I'm having some serious back problems at work. The doctor suggested Physical Therapy but my health insurance doesn't cover PT. Is it worth it to pay out-of-pocket for this service?
Researchers around the world are studying and comparing costs and types of treatment for back pain patients. It's difficult to compare results of one study to another when different age groups are treated or when the treatment applied isn't the same between studies.
So far it looks like exercise and advice to stay active have the best results. For patients with low levels of disability, advice to stay active may be all that's needed.
Patients with greater pain or more disability may be helped more by joint mobilization or manipulation performed by a PT. The optimum number of visits or treatments with a PT has not been established yet.

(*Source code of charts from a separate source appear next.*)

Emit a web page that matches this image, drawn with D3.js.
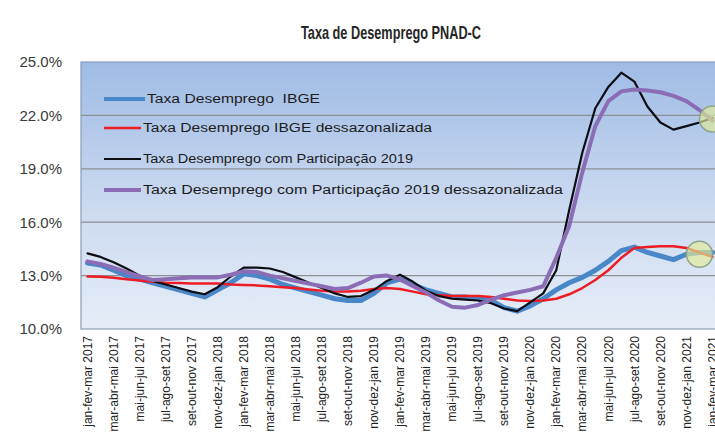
<!DOCTYPE html>
<html>
<head>
<meta charset="utf-8">
<script src="https://cdn.jsdelivr.net/npm/d3@7"></script>
<style>
    body { margin: 0; background: #fff; }
    svg { display: block; }
</style>
</head>
<body>
<svg id="chart"></svg>
<script>
// moving quarters, one per month (only every second one gets a label)
const periods = [
    "jan-fev-mar 2017", "fev-mar-abr 2017", "mar-abr-mai 2017", "abr-mai-jun 2017",
    "mai-jun-jul 2017", "jun-jul-ago 2017", "jul-ago-set 2017", "ago-set-out 2017",
    "set-out-nov 2017", "out-nov-dez 2017", "nov-dez-jan 2018", "dez-jan-fev 2018",
    "jan-fev-mar 2018", "fev-mar-abr 2018", "mar-abr-mai 2018", "abr-mai-jun 2018",
    "mai-jun-jul 2018", "jun-jul-ago 2018", "jul-ago-set 2018", "ago-set-out 2018",
    "set-out-nov 2018", "out-nov-dez 2018", "nov-dez-jan 2019", "dez-jan-fev 2019",
    "jan-fev-mar 2019", "fev-mar-abr 2019", "mar-abr-mai 2019", "abr-mai-jun 2019",
    "mai-jun-jul 2019", "jun-jul-ago 2019", "jul-ago-set 2019", "ago-set-out 2019",
    "set-out-nov 2019", "out-nov-dez 2019", "nov-dez-jan 2020", "dez-jan-fev 2020",
    "jan-fev-mar 2020", "fev-mar-abr 2020", "mar-abr-mai 2020", "abr-mai-jun 2020",
    "mai-jun-jul 2020", "jun-jul-ago 2020", "jul-ago-set 2020", "ago-set-out 2020",
    "set-out-nov 2020", "out-nov-dez 2020", "nov-dez-jan 2021", "dez-jan-fev 2021",
    "jan-fev-mar 2021"
]

// tick labels shown under the axis
const tickLabels = periods.filter((p, i) => i % 2 === 0)

// values in %
const ibge = [
    13.7, 13.6, 13.3, 13.0, 12.8, 12.6, 12.4, 12.2, 12.0, 11.8, 12.2, 12.6,
    13.1, 13.0, 12.8, 12.5, 12.3, 12.1, 11.9, 11.7, 11.6, 11.6, 12.0, 12.6,
    12.8, 12.5, 12.2, 12.0, 11.8, 11.8, 11.7, 11.6, 11.2, 11.0, 11.3, 11.7,
    12.2, 12.6, 12.9, 13.3, 13.8, 14.4, 14.6, 14.3, 14.1, 13.9, 14.2, 14.3,
    14.3
]
const ibgeDessaz = [
    12.95, 12.93, 12.88, 12.8, 12.72, 12.65, 12.6, 12.58, 12.55, 12.55, 12.55, 12.5,
    12.47, 12.45, 12.4, 12.35, 12.3, 12.22, 12.15, 12.1, 12.1, 12.15, 12.25, 12.3,
    12.25, 12.1, 11.95, 11.9, 11.85, 11.85, 11.85, 11.8, 11.7, 11.6, 11.58, 11.6,
    11.7, 11.95, 12.3, 12.75, 13.3, 14.0, 14.55, 14.6, 14.65, 14.65, 14.55, 14.3,
    14.05
]
const participacao = [
    14.25, 14.05, 13.75, 13.4, 13.0, 12.7, 12.5, 12.3, 12.1, 11.95, 12.35, 12.95,
    13.45, 13.45, 13.4, 13.2, 12.9, 12.6, 12.3, 12.0, 11.8, 11.85, 12.2, 12.7,
    13.05, 12.65, 12.15, 11.85, 11.7, 11.65, 11.6, 11.45, 11.15, 11.0, 11.5, 12.0,
    13.3, 16.7, 19.9, 22.4, 23.6, 24.4, 23.9, 22.5, 21.6, 21.2, 21.4, 21.6,
    21.85
]
const participacaoDessaz = [
    13.8, 13.65, 13.45, 13.2, 12.95, 12.75, 12.8, 12.85, 12.9, 12.9, 12.9, 13.05,
    13.25, 13.2, 13.0, 12.85, 12.7, 12.55, 12.4, 12.25, 12.3, 12.6, 12.95, 13.0,
    12.8, 12.4, 12.05, 11.6, 11.25, 11.2, 11.35, 11.65, 11.9, 12.05, 12.2, 12.4,
    14.0, 15.8, 18.8, 21.4, 22.8, 23.35, 23.45, 23.4, 23.3, 23.1, 22.8, 22.3,
    21.7
]

const seriesNames = [
    "Taxa Desemprego\u00a0\u00a0IBGE",
    "Taxa Desemprego IBGE dessazonalizada",
    "Taxa Desemprego com Participação 2019",
    "Taxa Desemprego com Participação 2019 dessazonalizada"
]
const yTicks = [10, 13, 16, 19, 22, 25]

// highlighted ends of the series (circles drawn at the right edge)
const highlightPeriods = ["jan-fev-mar 2021", "dez-jan-fev 2021"]
const highlightValues = [21.8, 14.2]

const width = 715
const height = 437
let margin = ({top: 62, right: -4, bottom: 108, left: 81})

const svg = d3.select("#chart")
    .attr("width", width)
    .attr("height", height)
    .attr("viewBox", [0, 0, width, height])

let x = d3.scaleBand()
    .domain(periods)
    .range([margin.left, width - margin.right])
    .padding(0)
let y = d3.scaleLinear()
    .domain([10, 25])
    .range([height - margin.bottom, margin.top])

let px = p => x(p) + x.bandwidth() / 2

// plot area background gradient
let defs = svg.append("defs")
let grad = defs.append("linearGradient")
    .attr("id", "plotBg")
    .attr("x1", 0).attr("y1", 0).attr("x2", 0).attr("y2", 1)
grad.append("stop").attr("offset", "0%").attr("stop-color", "#9fbbe5")
grad.append("stop").attr("offset", "55%").attr("stop-color", "#ccdaf0")
grad.append("stop").attr("offset", "100%").attr("stop-color", "#e6edf8")

svg.append("rect")
    .attr("x", margin.left)
    .attr("y", margin.top)
    .attr("width", width - margin.right - margin.left)
    .attr("height", height - margin.bottom - margin.top)
    .attr("fill", "url(#plotBg)")
    .attr("stroke", "#8a9cb4")
    .attr("stroke-width", 1.2)

// title
svg.append("text")
    .attr("x", 391)
    .attr("y", 39)
    .attr("text-anchor", "middle")
    .attr("font-family", "Liberation Sans, sans-serif")
    .attr("font-weight", "bold")
    .attr("font-size", 19)
    .attr("fill", "#262626")
    .attr("textLength", 180)
    .attr("lengthAdjust", "spacingAndGlyphs")
    .text("Taxa de Desemprego PNAD-C")

// gridlines
svg.append("g")
    .selectAll("line")
    .data(yTicks.filter(t => t > 10 && t < 25))
    .join("line")
    .attr("x1", margin.left)
    .attr("x2", width - margin.right)
    .attr("y1", d => y(d))
    .attr("y2", d => y(d))
    .attr("stroke", "#8c8f96")
    .attr("stroke-width", 1.2)

// y axis labels
let yAxis = g => g
    .attr("transform", `translate(${margin.left},0)`)
    .call(d3.axisLeft(y).tickValues(yTicks).tickFormat(d => d.toFixed(1) + "%").tickSize(0).tickPadding(19))
    .call(g => g.select(".domain").remove())
    .call(g => g.selectAll(".tick text")
        .attr("font-family", "Liberation Sans, sans-serif")
        .attr("font-size", 15)
        .attr("fill", "#3a3a3a"))

svg.append("g").call(yAxis)

// x axis labels, rotated
let xAxis = g => g
    .attr("transform", `translate(0,${height - margin.bottom})`)
    .call(d3.axisBottom(x).tickValues(tickLabels).tickSize(0))
    .call(g => g.select(".domain").remove())
    .call(g => g.selectAll(".tick text")
        .attr("font-family", "Liberation Sans, sans-serif")
        .attr("font-size", 12)
        .attr("fill", "#222")
        .attr("transform", "rotate(-90)")
        .attr("text-anchor", "end")
        .attr("x", -7)
        .attr("y", 0)
        .attr("dy", "0.35em"))

svg.append("g").call(xAxis)

// lines, in legend order
let series = [
    {name: seriesNames[0], values: ibge, color: "#4a87c9", width: 5},
    {name: seriesNames[1], values: ibgeDessaz, color: "#ee1c25", width: 2.5},
    {name: seriesNames[2], values: participacao, color: "#0d0d14", width: 2.2},
    {name: seriesNames[3], values: participacaoDessaz, color: "#8a6db5", width: 4}
]

let line = d3.line()
    .x((d, i) => px(periods[i]))
    .y(d => y(d))

svg.append("g")
    .attr("fill", "none")
    .attr("stroke-linejoin", "round")
    .attr("stroke-linecap", "round")
    .selectAll("path")
    .data(series)
    .join("path")
    .attr("stroke", d => d.color)
    .attr("stroke-width", d => d.width)
    .attr("d", d => line(d.values))

// highlight circles
svg.append("g")
    .selectAll("circle")
    .data(highlightPeriods)
    .join("circle")
    .attr("cx", d => px(d))
    .attr("cy", (d, i) => y(highlightValues[i]))
    .attr("r", 13)
    .attr("fill", "rgba(226,236,150,0.65)")
    .attr("stroke", "#8fa58a")
    .attr("stroke-width", 1.5)

// legend inside the plot
let legendY = [99, 128, 159, 190]
let legendTextX = [147, 143, 143, 143]
let legendTextLen = [173, 289, 270, 420]
let legend = svg.append("g")
    .attr("font-family", "Liberation Sans, sans-serif")
    .attr("font-size", 12)
    .attr("fill", "#1c1c1c")
legend.selectAll("line")
    .data(series)
    .join("line")
    .attr("x1", 104)
    .attr("x2", (d, i) => legendTextX[i] - 2)
    .attr("y1", (d, i) => legendY[i])
    .attr("y2", (d, i) => legendY[i])
    .attr("stroke", d => d.color)
    .attr("stroke-width", d => Math.min(d.width, 4))
legend.selectAll("text")
    .data(series)
    .join("text")
    .attr("x", (d, i) => legendTextX[i])
    .attr("y", (d, i) => legendY[i])
    .attr("dy", "0.35em")
    .attr("textLength", (d, i) => legendTextLen[i])
    .attr("lengthAdjust", "spacingAndGlyphs")
    .text(d => d.name)
</script>
</body>
</html>
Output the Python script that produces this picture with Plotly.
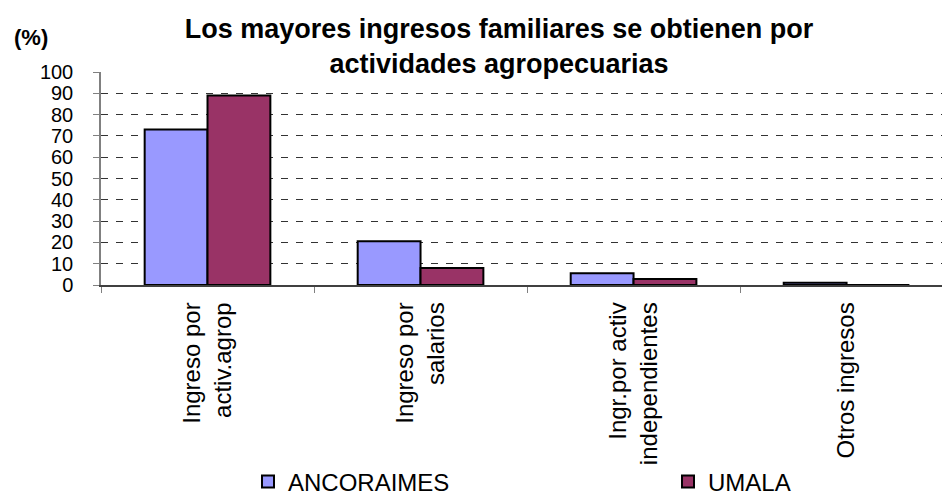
import plotly.graph_objects as go

categories = ["Ingreso por<br>activ.agrop", "Ingreso por<br>salarios",
              "Ingr.por activ<br>independientes", "Otros ingresos"]
ancoraimes = [73, 20.5, 5.5, 1]
umala = [89, 8, 2.8, 0]
y_ticks = [0, 10, 20, 30, 40, 50, 60, 70, 80, 90, 100]

W, H = 942, 496
FONT = "Liberation Sans, Arial, sans-serif"

fig = go.Figure()
fig.add_trace(go.Bar(name="ANCORAIMES", x=categories, y=ancoraimes, legend="legend",
                     marker=dict(color="#9999FF", line=dict(color="black", width=2))))
fig.add_trace(go.Bar(name="UMALA", x=categories, y=umala, legend="legend2",
                     marker=dict(color="#993366", line=dict(color="black", width=2))))

leg_common = dict(orientation="h", xref="container", yref="container",
                  xanchor="left", y=14 / H, yanchor="middle",
                  font=dict(family=FONT, size=24, color="black"),
                  bgcolor="rgba(0,0,0,0)")

fig.update_layout(
    width=W, height=H,
    margin=dict(l=101, r=0, t=72, b=211, autoexpand=False),
    paper_bgcolor="white", plot_bgcolor="white",
    barmode="group", bargap=0.41, bargroupgap=0,
    font=dict(family=FONT, color="black"),
    title=dict(text="<b>Los mayores ingresos familiares se obtienen por<br>actividades agropecuarias</b>",
               x=499 / W, xanchor="center", xref="container",
               y=1 - 38 / H, yanchor="middle", yref="container",
               font=dict(family=FONT, size=27, color="black")),
    showlegend=True,
    legend=dict(x=(262 - 14) / W, **leg_common),
    legend2=dict(x=(682 - 14) / W, **leg_common),
)

fig.update_xaxes(
    range=[-0.5, 3.448], showgrid=False, zeroline=False, automargin=False,
    showline=True, linecolor="#404040", linewidth=1.5,
    ticks="outside", tickson="boundaries", ticklen=6, tickcolor="#808080",
    tickangle=-90, tickfont=dict(family=FONT, size=24, color="black"),
    ticklabelstandoff=6,
)
fig.update_yaxes(
    range=[0, 100], tickvals=y_ticks, ticktext=[str(v) for v in y_ticks],
    showgrid=True, gridcolor="#333333", gridwidth=1, griddash="7px,8px",
    zeroline=False, showline=True, linecolor="#808080", linewidth=1.5,
    automargin=False,
    ticks="outside", ticklen=6, tickcolor="#808080",
    tickfont=dict(family=FONT, size=20, color="black"),
    ticklabelstandoff=16,
)

fig.add_annotation(text="<b>(%)</b>", xref="paper", yref="paper",
                   x=(12 - 101) / (W - 101), xanchor="left",
                   y=1 + (72 - 38) / (285 - 72), yanchor="middle",
                   showarrow=False, font=dict(family=FONT, size=22, color="black"))

fig.write_html("out.html", config={"displayModeBar": False},
               post_script="document.body.style.margin='0px';document.body.style.overflow='hidden';")
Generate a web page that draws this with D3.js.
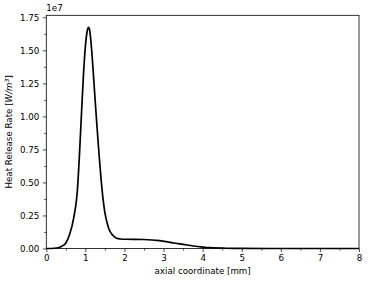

More studies are needed to compare and match types of patients with best practice methods of treatment. It may be that certain age groups or conditions will respond to one treatment or a combination of treatments compared to other problems causing low back pain.
Most PTs are very willing to help patients achieve their goals physically and financially. Patients paying out-of-pocket can be given more independence with a home program and follow-up by phone or email. Present your concerns and needs when you make the initial appointment.
Oliver Rivero-Arias, MSc, et al. Cost-Utility Analysis of Physical Therapy Treatment Compared with Physical Therapy Advice in Low Back Pain. In Spine. May 20, 2006. Vol. 31. No. 12. Pp. 1381-1387.